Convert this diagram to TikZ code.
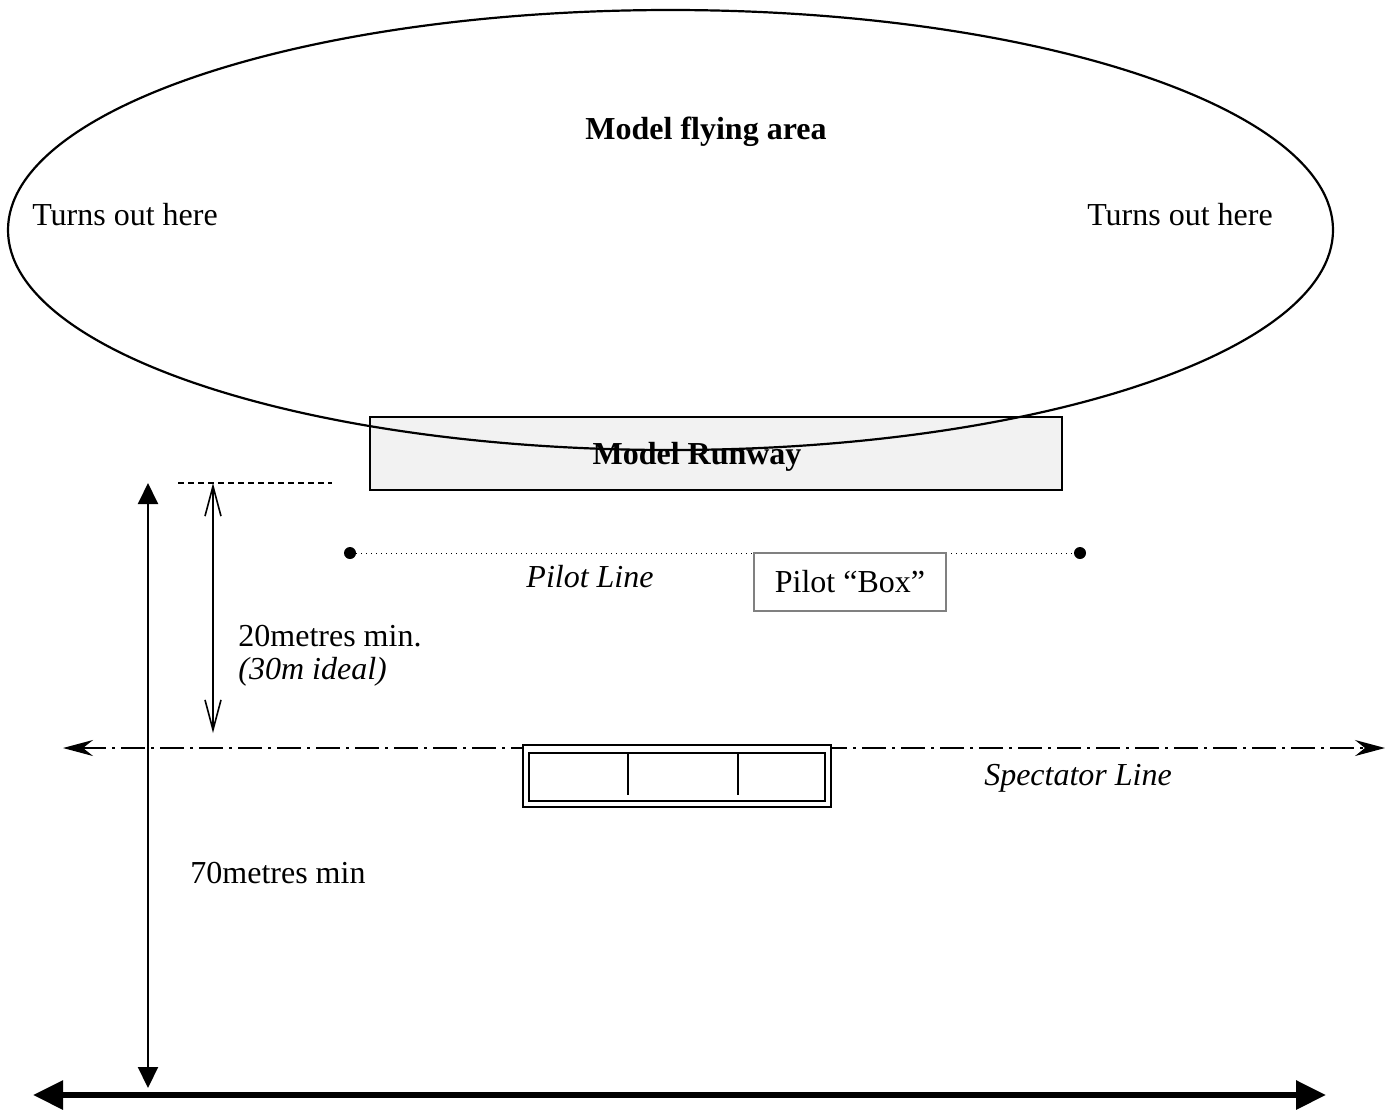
\documentclass[tikz,border=0pt]{standalone}
\usepackage{fontspec}
\setmainfont{Liberation Serif}
\usetikzlibrary{arrows.meta}
\begin{document}
\begin{tikzpicture}[x=0.5pt,y=-0.5pt,
  txt/.style={inner sep=0pt,font=\fontsize{16}{19}\selectfont},
  itxt/.style={txt,font=\fontsize{16}{19}\selectfont\itshape},
  btxt/.style={txt,font=\fontsize{16}{19}\selectfont\bfseries},
  thinarrow/.style={line width=0.7pt,{Straight Barb[length=15pt,width=8pt,line width=0.8pt]}-{Straight Barb[length=15pt,width=8pt,line width=0.8pt]}},
  bigvarrow/.style={line width=1pt,{Triangle[length=10.5pt,width=10pt]}-{Triangle[length=10.5pt,width=10pt]}},
  basearrow/.style={line width=3pt,{Triangle[length=15pt,width=14pt]}-{Triangle[length=15pt,width=14pt]}},
  specline/.style={line width=0.9pt,dash pattern=on 12pt off 3pt on 1.5pt off 3pt,{Stealth[length=15pt,width=8pt,inset=5pt]}-{Stealth[length=15pt,width=8pt,inset=5pt]}},
  pdot/.style={circle,fill=black,inner sep=0pt,minimum size=6pt}
]
\useasboundingbox (0,0) rectangle (1385,1110);
\fill[white] (0,0) rectangle (1385,1110);

% runway
\draw[line width=1.1pt,fill=black!5] (370,417) rectangle (1062,490);
\node[btxt] (runway) at (697,457) {Model Runway};

% flying area
\draw[line width=1.1pt] (670.5,230) ellipse [x radius=662.5, y radius=220];
\node[btxt] (area) at (706,132) {Model flying area};
\node[txt] (turnL) at (125,215) {Turns out here};
\node[txt] (turnR) at (1180,215) {Turns out here};

% reference dashed line
\coordinate (dashL) at (178,483);
\coordinate (dashR) at (332,483);
\draw[line width=0.6pt,dash pattern=on 3pt off 2pt] (dashL) -- (dashR);

% 20 m arrow
\coordinate (t20) at (213,483);
\coordinate (b20) at (213,733);
\draw[thinarrow] (t20) -- (b20);
\node[txt,anchor=west] (m20) at (238,636) {20metres min.};
\node[itxt,anchor=west] (ideal) at (238,672) {(30m ideal)};

% 70 m arrow
\coordinate (t70) at (148,483);
\coordinate (b70) at (148,1088);
\draw[bigvarrow] (t70) -- (b70);
\node[txt,anchor=west] (m70) at (190,873) {70metres min};

% pilot line
\node[pdot] (pl) at (350,553) {};
\node[pdot] (pr) at (1080,553) {};
\draw[line width=0.5pt,dotted] (pl) -- (pr);
\node[itxt] (pline) at (590,577) {Pilot Line};
\node[txt,draw=black!50,line width=0.8pt,minimum width=96pt,minimum height=29pt] (pbox) at (850,582) {Pilot “Box”};

% spectator line
\coordinate (sL) at (63,748);
\coordinate (sR) at (1385,748);
\draw[specline] (sL) -- (sR);
\node[itxt] (sline) at (1078,778) {Spectator Line};

% spectator enclosure
\draw[line width=0.6pt,fill=white] (523,745) rectangle (831,807);
\draw[line width=1.1pt] (529,753) rectangle (825,801);
\draw[line width=0.9pt] (628,753) -- (628,795);
\draw[line width=0.9pt] (738,753) -- (738,795);

% base line
\coordinate (bL) at (33,1095);
\coordinate (bR) at (1326,1095);
\draw[basearrow] (bL) -- (bR);
\end{tikzpicture}
\end{document}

=-=-=-=-=

▶ **Requirements**: From the first line above down to the line with "width=0.8pt,minimum width=96pt,minimum height=29pt]", reproduce every line and no others, omitting pictures.

▶ **Response to this task**:
Convert this diagram to TikZ code.
\documentclass[tikz,border=0pt]{standalone}
\usepackage{fontspec}
\setmainfont{Liberation Serif}
\usetikzlibrary{arrows.meta}
\begin{document}
\begin{tikzpicture}[x=0.5pt,y=-0.5pt,
  txt/.style={inner sep=0pt,font=\fontsize{16}{19}\selectfont},
  itxt/.style={txt,font=\fontsize{16}{19}\selectfont\itshape},
  btxt/.style={txt,font=\fontsize{16}{19}\selectfont\bfseries},
  thinarrow/.style={line width=0.7pt,{Straight Barb[length=15pt,width=8pt,line width=0.8pt]}-{Straight Barb[length=15pt,width=8pt,line width=0.8pt]}},
  bigvarrow/.style={line width=1pt,{Triangle[length=10.5pt,width=10pt]}-{Triangle[length=10.5pt,width=10pt]}},
  basearrow/.style={line width=3pt,{Triangle[length=15pt,width=14pt]}-{Triangle[length=15pt,width=14pt]}},
  specline/.style={line width=0.9pt,dash pattern=on 12pt off 3pt on 1.5pt off 3pt,{Stealth[length=15pt,width=8pt,inset=5pt]}-{Stealth[length=15pt,width=8pt,inset=5pt]}},
  pdot/.style={circle,fill=black,inner sep=0pt,minimum size=6pt}
]
\useasboundingbox (0,0) rectangle (1385,1110);
\fill[white] (0,0) rectangle (1385,1110);

% runway
\draw[line width=1.1pt,fill=black!5] (370,417) rectangle (1062,490);
\node[btxt] (runway) at (697,457) {Model Runway};

% flying area
\draw[line width=1.1pt] (670.5,230) ellipse [x radius=662.5, y radius=220];
\node[btxt] (area) at (706,132) {Model flying area};
\node[txt] (turnL) at (125,215) {Turns out here};
\node[txt] (turnR) at (1180,215) {Turns out here};

% reference dashed line
\coordinate (dashL) at (178,483);
\coordinate (dashR) at (332,483);
\draw[line width=0.6pt,dash pattern=on 3pt off 2pt] (dashL) -- (dashR);

% 20 m arrow
\coordinate (t20) at (213,483);
\coordinate (b20) at (213,733);
\draw[thinarrow] (t20) -- (b20);
\node[txt,anchor=west] (m20) at (238,636) {20metres min.};
\node[itxt,anchor=west] (ideal) at (238,672) {(30m ideal)};

% 70 m arrow
\coordinate (t70) at (148,483);
\coordinate (b70) at (148,1088);
\draw[bigvarrow] (t70) -- (b70);
\node[txt,anchor=west] (m70) at (190,873) {70metres min};

% pilot line
\node[pdot] (pl) at (350,553) {};
\node[pdot] (pr) at (1080,553) {};
\draw[line width=0.5pt,dotted] (pl) -- (pr);
\node[itxt] (pline) at (590,577) {Pilot Line};
\node[txt,draw=black!50,line width=0.8pt,minimum width=96pt,minimum height=29pt] (pbox) at (850,582) {Pilot “Box”};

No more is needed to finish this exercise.